“Falta de investimento transformou Baía da Guanabara num grande receptor de esgotos domésticos”, diz biólogo
Qual é o quadro social da Baía de Guanabara hoje?
Sebastião Raulino – A Baía é um corpo hídrico que une diversos municípios do Rio de Janeiro. Nela, há praias, restingas, costões rochosos, muitos manguezais, Mata Atlântica, enfim, uma grande diversidade de ecossistemas. Esse cenário vem se degradando, especialmente, a partir da segunda metade do século XX, com a industrialização da região, sobretudo com a indústria do petróleo, petroquímica e química. A industrialização atraiu milhares de trabalhadores desde então. Assim, devido à falta de investimento em infraestrutura urbana para receber essa população migrante, surgiram loteamentos precários, sem água, sem esgoto e com coleta de ixo precária. Tudo isso transformou a Baía num grande receptor de esgotos domésticos sem tratamento e de efluentes industriais.
E o que isso causou?
Ao longo do tempo, nós percebemos a diminuição da qualidade dos rios que deságuam na Baía de Guanabara, causando sua degradação, o que veio a afetar progressivamente a qualidade da água da própria Baía e, consequentemente, da fauna e flora.
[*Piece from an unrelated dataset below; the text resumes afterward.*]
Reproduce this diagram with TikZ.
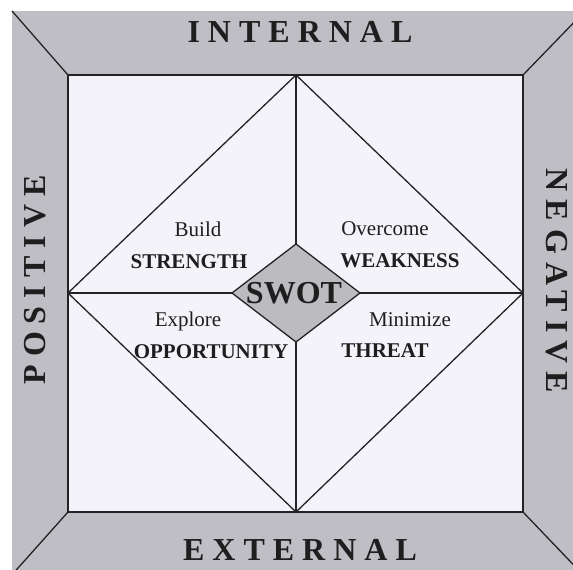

Manguezais, praias, lagoas foram sendo paulatinamente destruídos. Acompanhando esse processo, assistimos um quadro desolador criado em relação às populações tradicionais da Baía de Guanabara.
Poderia ser mais específico em relação a essas populações?
Pescadores artesanais, marisqueiros e catadores de caranguejos são alguns dos grupos mais atingidos. Esses grupos que, historicamente, subsistem a partir da Baía se viram frequentemente ameaçados e impedidos de exercer seu trabalho, numa violação de direitos que vem sendo negligenciada pelo poder público. Esses grupos vêm decrescendo ano a ano frente ao cenário de violações que vivem. Vale ressaltar que a perda desses grupos significa a perda de um modo de vida secular e conhecimentos próprios em relação à própria Baía de Guanabara. Significa também a perda de sustento de várias famílias e o agravamento de problemas sociais na região. Repercute também no distanciamento que o modo de vida de nossa sociedade gera em relação à natureza, mesmo num cenário natural tão rico como o Rio de Janeiro e a Baía de Guanabara.